Page MenuHomePhabricator

Investigate solutions for MySQL connection pooling
Closed, ResolvedPublic

Description

After T171071, it was clear connection pooling was needed for cross-dc queries. This is the research performed to setup a solution to enable such queries, assuming the traffic is not high.

Event Timeline

So this is the plan- use proxysql to perform connection pooling, only for cross-dc writes (read should always be local).
All cross-dc queries must be encrypted, however, proxysql at the moment doesn't have a stable version that supports TLS 1.2. The final method for encryption will be application-layer (proxysql), but until that is stable, we will use plain-text connections and tunnelize connections through a yet-to-be-decided technology.
Regarding architecture, we will setup a proxysql on each master, on a separate port, so that the local master is used for local writes and the proxysql is used for remote writes. While this is a SPOF, master were already a SPOF, so that will not be an extra moving part. Because the traffic between master is supposed to be low, non-critical for basic functionality, and hopefuly, degrades gracefully (e.g. failing, and sending a next request to the primary datacenter), I believe this architecture would be enough until a more serious approach to HA/failover/load balancing is setup, and until proxysql gets proper TLS support.

Work has been done already on puppetizing proxysql and creating a pakage for easy install, plus a small production testing. The next step is to test on a real master with a controlled environment (mwdebug2*) so that we can validate on a small set of hosts, but with the same conditions as a full deployment.

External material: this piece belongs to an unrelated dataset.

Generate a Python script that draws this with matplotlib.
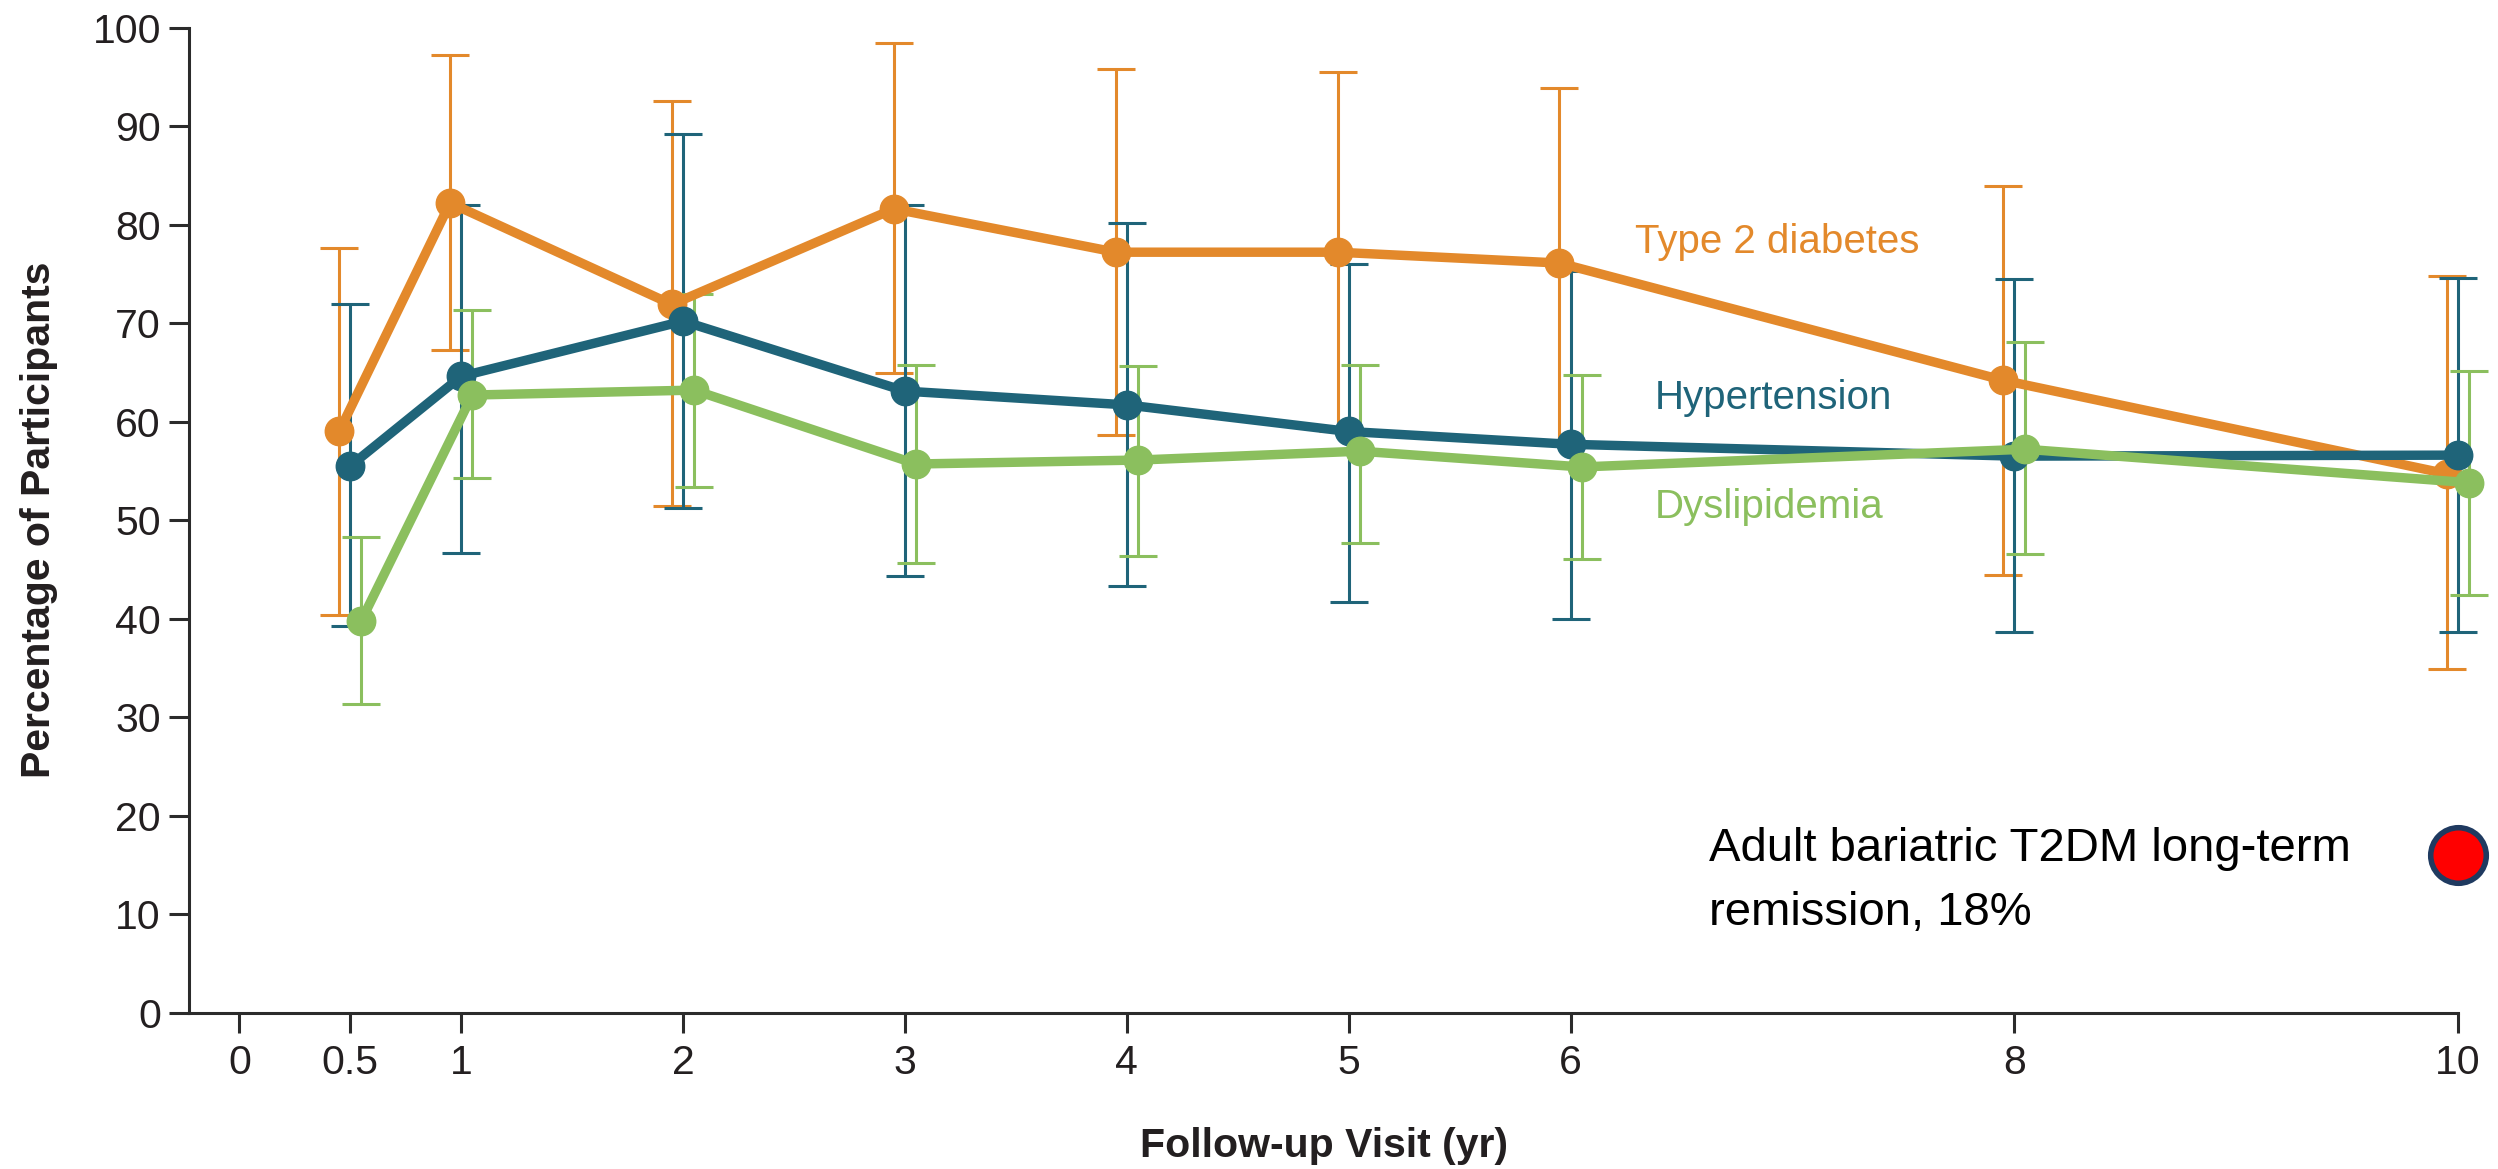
import matplotlib
matplotlib.use('Agg')
import matplotlib.pyplot as plt

# follow-up visits (yr) and remission percentages with 95% CI
years = [0.5, 1, 2, 3, 4, 5, 6, 8, 10]
x_ticks = [0, 0.5, 1, 2, 3, 4, 5, 6, 8, 10]
x_tick_labels = ['0', '0.5', '1', '2', '3', '4', '5', '6', '8', '10']
y_ticks = [0, 10, 20, 30, 40, 50, 60, 70, 80, 90, 100]

diabetes = [59.0, 82.2, 71.9, 81.6, 77.2, 77.2, 76.1, 64.2, 54.7]
diabetes_hi = [77.6, 97.2, 92.5, 98.4, 95.8, 95.5, 93.9, 83.9, 74.8]
diabetes_lo = [40.4, 67.3, 51.4, 64.9, 58.6, 59.0, 58.0, 44.4, 34.9]

hypertension = [55.5, 64.6, 70.2, 63.1, 61.7, 59.0, 57.7, 56.5, 56.6]
hypertension_hi = [71.9, 82.0, 89.2, 82.0, 80.2, 76.0, 75.3, 74.5, 74.6]
hypertension_lo = [39.3, 46.7, 51.2, 44.3, 43.3, 41.7, 40.0, 38.6, 38.6]

dyslipidemia = [39.8, 62.7, 63.2, 55.7, 56.1, 57.0, 55.4, 57.2, 53.8]
dyslipidemia_hi = [48.3, 71.3, 73.0, 65.7, 65.6, 65.8, 64.7, 68.1, 65.1]
dyslipidemia_lo = [31.3, 54.3, 53.4, 45.7, 46.4, 47.7, 46.1, 46.6, 42.4]

remission_x = 10
remission_y = 16.0
remission_label = 'Adult bariatric T2DM long-term\nremission, 18%'

ORANGE = '#E3892B'
TEAL = '#1F6479'
GREEN = '#8BBF5E'
AXIS = '#2b2b2b'
FONT = 'Liberation Sans'

plt.rcParams['font.family'] = [FONT, 'DejaVu Sans']

fig = plt.figure(figsize=(24.98, 11.69), dpi=100, facecolor='white')
ax = fig.add_axes([0.07582, 0.13370, 0.90817, 0.84269])

series = [
    ('Type 2 diabetes', diabetes, diabetes_lo, diabetes_hi, ORANGE, -0.05, (6.29, 77.1)),
    ('Hypertension', hypertension, hypertension_lo, hypertension_hi, TEAL, 0.0, (6.38, 61.3)),
    ('Dyslipidemia', dyslipidemia, dyslipidemia_lo, dyslipidemia_hi, GREEN, 0.05, (6.38, 50.2)),
]

# error bars first, then lines on top
for name, vals, lo, hi, col, off, _ in series:
    xs = [x + off for x in years]
    err = [[v - l for v, l in zip(vals, lo)], [h - v for v, h in zip(vals, hi)]]
    ax.errorbar(xs, vals, yerr=err, fmt='none', ecolor=col, elinewidth=2.2,
                capsize=13.5, capthick=2.2, zorder=2, clip_on=False)

for z, (name, vals, lo, hi, col, off, pos) in enumerate(series):
    xs = [x + off for x in years]
    ax.plot(xs, vals, color=col, lw=6.8, marker='o', ms=20.5, zorder=3 + z,
            clip_on=False, solid_joinstyle='round')
    ax.text(pos[0], pos[1], name, color=col, fontsize=29, va='baseline', ha='left')

ax.plot([remission_x], [remission_y], 'o', ms=40, mfc='#FF0000', mec='#1F3A60',
        mew=4, clip_on=False, zorder=10)
# baseline of the last line
ax.text(6.626, 8.9, remission_label, fontsize=34, color='black',
        va='baseline', ha='left', linespacing=1.6)

ax.set_xlim(-0.225, 10)
ax.set_ylim(0, 100)
ax.set_xticks(x_ticks)
ax.set_xticklabels(x_tick_labels)
ax.set_yticks(y_ticks)

for s in ['top', 'right']:
    ax.spines[s].set_visible(False)
for s in ['left', 'bottom']:
    ax.spines[s].set_color(AXIS)
    ax.spines[s].set_linewidth(2.2)

ax.tick_params(axis='both', colors=AXIS, labelcolor='#231f20', labelsize=29.5,
               length=14.5, width=2.2, direction='out')
ax.tick_params(axis='y', pad=6)
ax.tick_params(axis='x', pad=8)

fig.text(39 / 2498, 1 - 520 / 1169, 'Percentage of Participants', rotation=90,
         ha='center', va='center', fontsize=29.5, fontweight='bold', color='#231f20')
fig.text(1323.7 / 2498, 1 - 1156.7 / 1169, 'Follow-up Visit (yr)',
         ha='center', va='baseline', fontsize=29.5, fontweight='bold', color='#231f20')

fig.savefig('out.png', dpi=100, facecolor='white')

The main blocker right now is to decide on a tunneling technology, as most seem to have issues.

Vvjjkkii renamed this task from Investigate solutions for MySQL connection pooling to dobaaaaaaa.Jul 1 2018, 1:06 AM
Vvjjkkii removed jcrespo as the assignee of this task.
Vvjjkkii triaged this task as High priority.
Vvjjkkii updated the task description. (Show Details)
Vvjjkkii removed a subscriber: Aklapper.
CommunityTechBot renamed this task from dobaaaaaaa to Investigate solutions for MySQL connection pooling.Jul 1 2018, 10:21 PM
CommunityTechBot assigned this task to jcrespo.
CommunityTechBot raised the priority of this task from High to Needs Triage.
CommunityTechBot updated the task description. (Show Details)
CommunityTechBot added a subscriber: Aklapper.

The main blocker right now is to decide on a tunneling technology, as most seem to have issues.

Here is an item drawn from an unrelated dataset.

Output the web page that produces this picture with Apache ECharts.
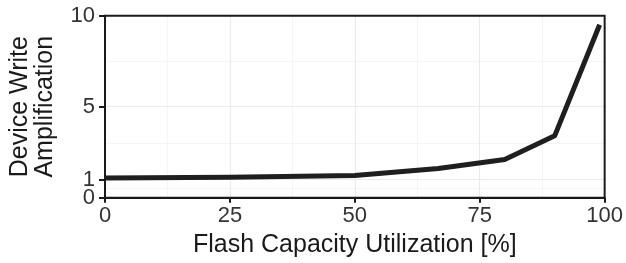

Is this project part of any upcoming quarterly goals for people to work on?

No, this is not at the moment a goal, but it is ongoing work- recently there was a new 2-beta release, and I am testing if it requires no tunneling at all, which would be a better option.

We have scheduled the purchase of new proxy hardware next quarter, and installing it there would be better than on the masters.

So this is still moving- not as fast as we would want because backups and dc switchover goals.

You can help on your side (mediawiki) in parallel by preparing a way (configuration, code) to connect to remote master [a proxy will show as a plain-text mysql local database connection] when needed.

jcrespo moved this task from Triage to In progress on the DBA board.

You can help on your side (mediawiki) in parallel by preparing a way (configuration, code) to connect to remote master [a proxy will show as a plain-text mysql local database connection] when needed.

Could you elaborate on how this would work a bit more?

Could you elaborate on how this would work a bit more?

I will install a proxy on each master pointing to the master on the other datacenter. The fact that it is on the master can be considered as always true at the moment, or have its own configuration line in a combination of host and port. The port, obviously, will be different from the local mysql is listening. Maybe at some point in the future both local and remote masters will be reachable from more than one proxy server for redundancy, but given that is not true at the moment for local masters it is not a priority right now. Whatever logic is used to chose to connect to a local master or a remote one is up to you. I would try to avoid, however, having to change configuration in the event of a primary master switch. The details of how you want the configuration to work is flexible- do we want to setup that on etcd so we do not have to deploy every time a master is switched? Or something else?

Also in terms of prioritization, I asked if I should put this on top of other things and the answer was no due to us not being the blocker- sessions and other things being it.

We are on discussion to see when #DBAs can move this forward (pending testing proxysql2 package).

jijiki triaged this task as Medium priority.Dec 3 2018, 1:00 PM

@jcrespo Why would we need to deploy Mediawiki in order to repoint when the master is switched? Wouldn't the proxy be responsible for that?

@jcrespo Why would we need to deploy Mediawiki in order to repoint when the master is switched?

I think Jaime was talking about the current situation - where whenever we flip over a master, we have to change db-eqiad.php or db-codfw.php to modify the primary master IP.

tstarling claimed this task.
tstarling subscribed.

I talked with jcrespo, marostegui, cdanis, Joe and Krinkle about this on IRC, and the consensus was that we don't have a deployable tunneling or connection pooling solution right now, and that ~200ms of latency is tolerable for this use case, since the success of T92357 means that the connection rate will be low, less than 10/s. The rate of connections with user-visible latency may be on the order of 1/s.